Was die FPÖ dagegen will, ist ein Ministerium für Leitkultur. Zumindest hatte ein solches FPÖ-Generalsekretär Herbert Kickl vorletzte Woche per Aussendung gefordert. Zu dessen Aufgaben ging Strache am Montagabend aber kaum ins Detail. Es gehe um „viele Bereiche, zum Beispiel in der Bildung“, so der FPÖ-Chef: Das Kreuz im Klassenzimmer, Schweinefleisch in der Schulkantine und die Nikolofeier waren dazu seine konkreten Beispiele.

Ebenso bekannt war die scharfe Kritik am Integrations- und Islamgesetz, das für Strache überhaupt eine „Katastrophe“ ist. Von dort nahm der FPÖ-Chef gegen Ende des Gesprächs auch noch die Kurve zu einem der jüngsten Lieblingsthemen seiner Partei: die türkisch-österreichischen Doppelstaatsbürgerschaften. Hier überlege die FPÖ gar eine Amtshaftungsklage gegen Innenminister Wolfgang Sobotka (ÖVP), so Strache.
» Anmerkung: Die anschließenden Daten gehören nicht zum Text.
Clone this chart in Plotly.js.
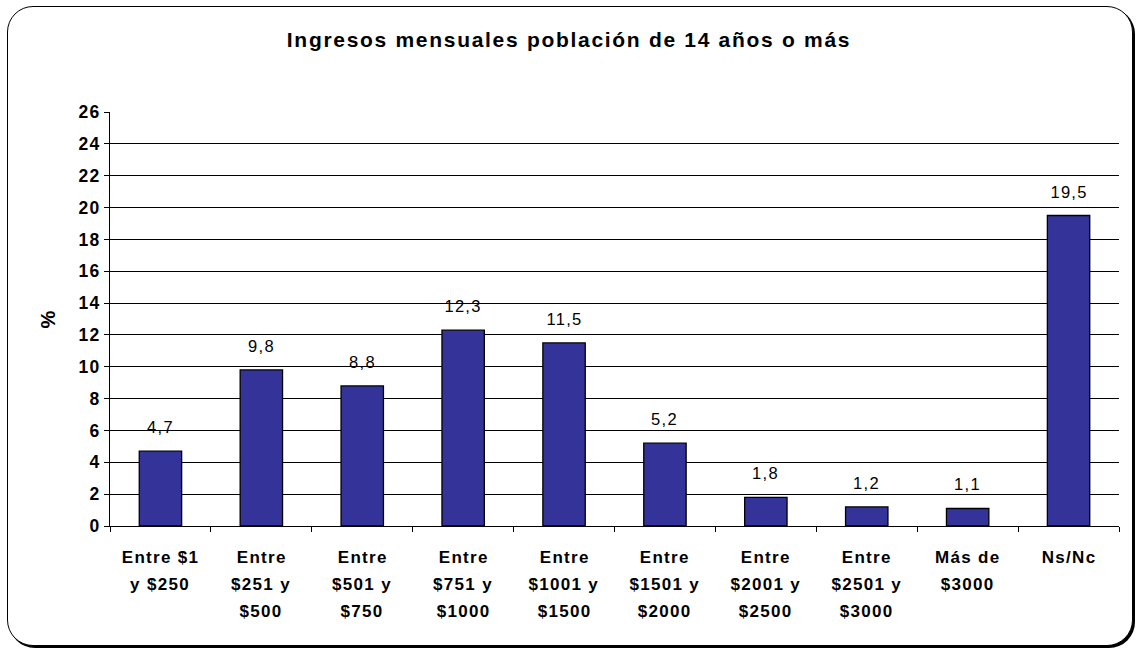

Suche nach Thema und Botschaft

Sich selbst stellte der FPÖ-Obmann hingegen zum Abschluss ein exzellentes Zeugnis aus. „Qualität setzt sich auf Dauer immer durch“, kommentierte er seine Jahre an der Parteispitze. Er und die FPÖ hätten in vielen Bereichen mit der Themenführerschaft gepunktet.

Nicht ganz so positiv fiel das Urteil - zumindest im Hinblick auf das „Sommergespräch“ selbst - in der anschließenden ZIB2-Analyse aus. Das Gespräch sei ein Abbild dafür gewesen, dass sich die FPÖ in diesem Wahlkampf noch schwertue, sagte Eva Linsinger vom „profil“. Die Partei habe kein klares Thema, keine klare Botschaft. Über Strecken sei der Eindruck entstanden, als ob Strache vom „‚Sommergespräch‘ fast überrascht“ worden wäre, so Linsinger.

Journalisten zum ORF-Auftritt Straches

Claus Pandi („Kronen Zeitung“) und Eva Linsinger („profil“) kommentieren die Aussagen Straches im „Sommergespräch“.

Claus Pandi von der „Kronen Zeitung“ ortete für die FPÖ generell das Problem, dass neben der ÖVP unter Sebastian Kurz rechts nicht mehr sehr viel Platz sei. Und offenbar könne Strache diesen Raum nicht recht besetzen, so der Journalist. Strache habe sich mehr oder weniger im Kreis gedreht, ohne neue Themen zu nennen.